During the Something to Wrestle With Bruce Prichard that covered the 1994 Royal Rumble, Conrad and Bruce discussed a very interesting a business partnership that never became a reality.
The WWF sent out a casting call for martial artists in 1994 because they wanted to start their own weekly martial arts themed television show. Summit Media Group initially approached Vince McMahon because they wanted to create a weekly television show much akin to the WWF.
Titan Sports agreed to the idea so they went in with Summit 50% on the venture. Thus, the “World Martial Arts Federation” was born. It was scheduled to have an initial 26 episode run and cost around three to five million to produce. The show was planned to air on Saturday morning so kids could watch their favorite cartoons and pre-determined contact martial arts competitions at the same time.

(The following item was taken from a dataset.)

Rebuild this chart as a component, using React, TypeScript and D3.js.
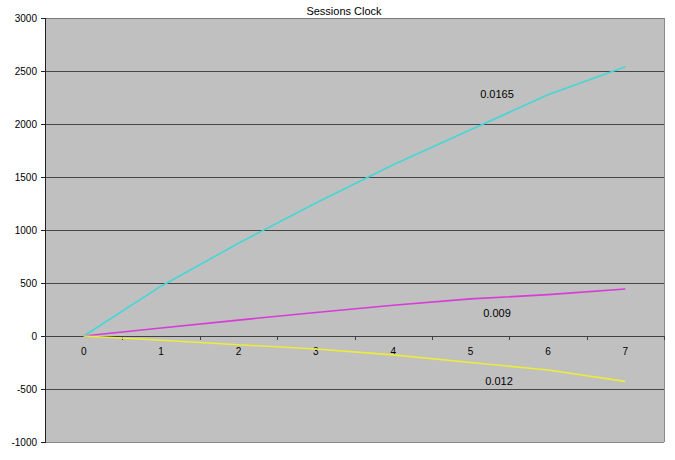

Bruce says that he did the casting for the show and met with several big names in the martial arts community to appear on the show. However, the idea of a WMAF didn’t last because they couldn’t find any viable martial artists that would agree to lose in staged matches during the weekly thirty-minute battle arts show.
Bruce says that the martial artists couldn’t put their egos aside and agree to a fixed bout even with the possibility of merchandising and other sources of pay that they had never had access to before. Vince McMahon never put any real money in the product as it was more of an exploratory venture. Therefore, the show was scrapped and never came to fruition, Bruce says that it “died on the vine.”